Panjshir is considered one of the two safest provinces in the country.
Panjshir is considered one of the two safest provinces in the country.

A group of Taliban fighters has carried out an attack in Afghanistan’s northeastern Panjshir Province for the first time in the past 19 years, officials confirmed on September 8.

Panjshir was the home of the late Ahmad Shah Massoud, an anti-Taliban resistance leader, and is considered one of the two safest provinces in the country.

Massoud was assassinated at the instigation of Al-Qaeda and the Taliban in a suicide bombing on September 9, 2001, just two days before the attacks against the United States.

As Massoud’s supporters gathered in the capital, Kabul, to commemorate the 19th anniversary of his death, the Taliban attacked Panjshir Province's Abshar district on the morning of September 8, a local politician in the province said.

Local officials told dpa the militants might have come from neighboring Nuristan or Laghman provinces.

The insurgents attempted to attack the district headquarters but faced resistance from locals, the provincial police spokesman said.

Twenty villagers were taken hostage by the Taliban but were released later, according to police.

More than a dozen Taliban militants were besieged by local residents and government forces, compelling the Taliban to surrender, police said.

In a statement, the Taliban claimed to have captured checkpoints and taken seven government forces hostage during the fighting.

Of Afghanistan's 34 provinces, the Taliban controls or contests parts of 32, including the capital, Kabul. They do not control any part of Bamyan and Panjshir provinces.
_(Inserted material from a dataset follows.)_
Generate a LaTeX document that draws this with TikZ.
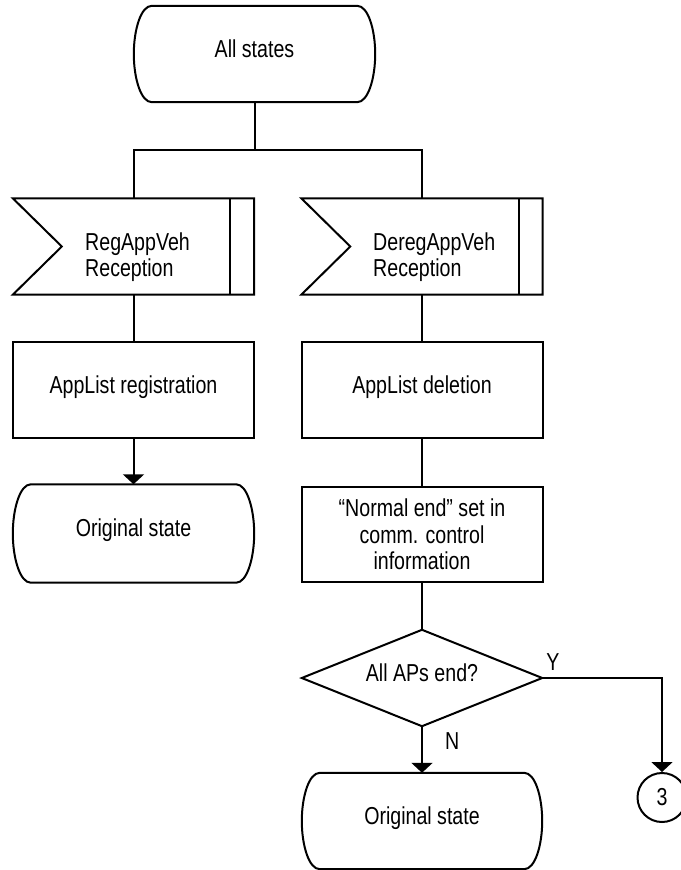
\documentclass[tikz,border=0pt]{standalone}
\usepackage{fontspec}
\setmainfont[FakeStretch=0.8]{Liberation Sans}
\usetikzlibrary{calc,arrows.meta}
\tikzset{
  ln/.style={line width=2pt},
  arr/.style={ln, -{Triangle[width=21pt,length=10pt]}},
  box/.style={rectangle, inner sep=0pt, minimum width=241pt, minimum height=96pt},
  txt/.style={font=\fontsize{24.5}{26.5}\selectfont},
  oneline/.style={text height=18pt, text depth=12pt},
}
\newcommand{\stateoutline}[1]{%
  \draw[ln] ($(#1.north west)+(18,0)$) -- ($(#1.north east)+(-18,0)$)
    .. controls ($(#1.north east)+(-7,0)$) and ($(#1.east)+(0,-24)$) .. (#1.east)
    .. controls ($(#1.east)+(0,24)$) and ($(#1.south east)+(-7,0)$) .. ($(#1.south east)+(-18,0)$)
    -- ($(#1.south west)+(18,0)$)
    .. controls ($(#1.south west)+(7,0)$) and ($(#1.west)+(0,24)$) .. (#1.west)
    .. controls ($(#1.west)+(0,-24)$) and ($(#1.north west)+(7,0)$) .. cycle;}
\newcommand{\signaloutline}[1]{%
  \draw[ln] (#1.north west) -- (#1.north east) -- (#1.south east) -- (#1.south west)
    -- ($(#1.west)+(49,0)$) -- cycle;
  \draw[ln] ($(#1.north east)+(-24,0)$) -- ($(#1.south east)+(-24,0)$);}
\begin{document}
\begin{tikzpicture}[x=1pt,y=-1pt,txt]
\fill[white] (0,0) rectangle (680,870);
\useasboundingbox (0,0) rectangle (680,870);

% nodes
\node[box, oneline] (all) at (254.5,54) {All states};
\coordinate (split) at (254.5,150);
\node[box] (reg) at (133.5,246.5) {};
\node[box] (dereg) at (422,246.5) {};
\node[anchor=west, align=left, inner sep=0pt] (regtxt) at (85,257) {RegAppVeh\\Reception};
\node[anchor=west, align=left, inner sep=0pt] (deregtxt) at (373,257) {DeregAppVeh\\Reception};
\node[box, draw, ln, oneline] (reglist) at (133.5,390) {AppList registration};
\node[box, draw, ln, oneline] (dellist) at (422,390) {AppList deletion};
\node[box, oneline, minimum height=98pt] (orig1) at (133.5,533.5) {Original state};
\node[box, draw, ln, align=center, minimum height=95pt] (normal) at (422,534.5) {“Normal end” set in\\comm. control\\information};
\node[box, oneline, minimum width=240pt] (dec) at (422,678) {All APs end?};
\node[box, oneline, minimum width=240pt] (orig2) at (422,821) {Original state};
\node[circle, draw, ln, inner sep=0pt, minimum size=49pt] (c3) at (662,797.5) {3};

% outlines
\stateoutline{all}
\stateoutline{orig1}
\stateoutline{orig2}
\signaloutline{reg}
\signaloutline{dereg}
\draw[ln] (dec.north) -- (dec.west) -- (dec.south) -- (dec.east) -- cycle;

% connectors
\draw[ln] (all.south) -- (split);
\draw[ln] (reg.north) -- (reg.north |- split) -- (dereg.north |- split) -- (dereg.north);
\draw[ln] (reg.south) -- (reglist.north);
\draw[arr] (reglist.south) -- (orig1.north);
\draw[ln] (dereg.south) -- (dellist.north);
\draw[ln] (dellist.south) -- (normal.north);
\draw[ln] (normal.south) -- (dec.north);
\draw[arr] (dec.south) -- node[pos=0.5, anchor=west, xshift=22pt, yshift=3pt, oneline, inner sep=0pt] (nlab) {N} (orig2.north);
\draw[arr] (dec.east) -| (c3.north);
\node[anchor=base, inner sep=0pt] (ylab) at (553,670) {Y};
\end{tikzpicture}
\end{document}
The clashes come as Taliban and Afghan government negotiators are set to hold peace talks in the Qatari city of Doha soon, after the two sides nearly completed a prisoner exchange brokered under a peace agreement between the United States and Taliban in February.

The beginning of the peace talks would be historic, as the Taliban for the past 19 years have repeatedly refused any talks with the Afghan government, calling it a Western "puppet."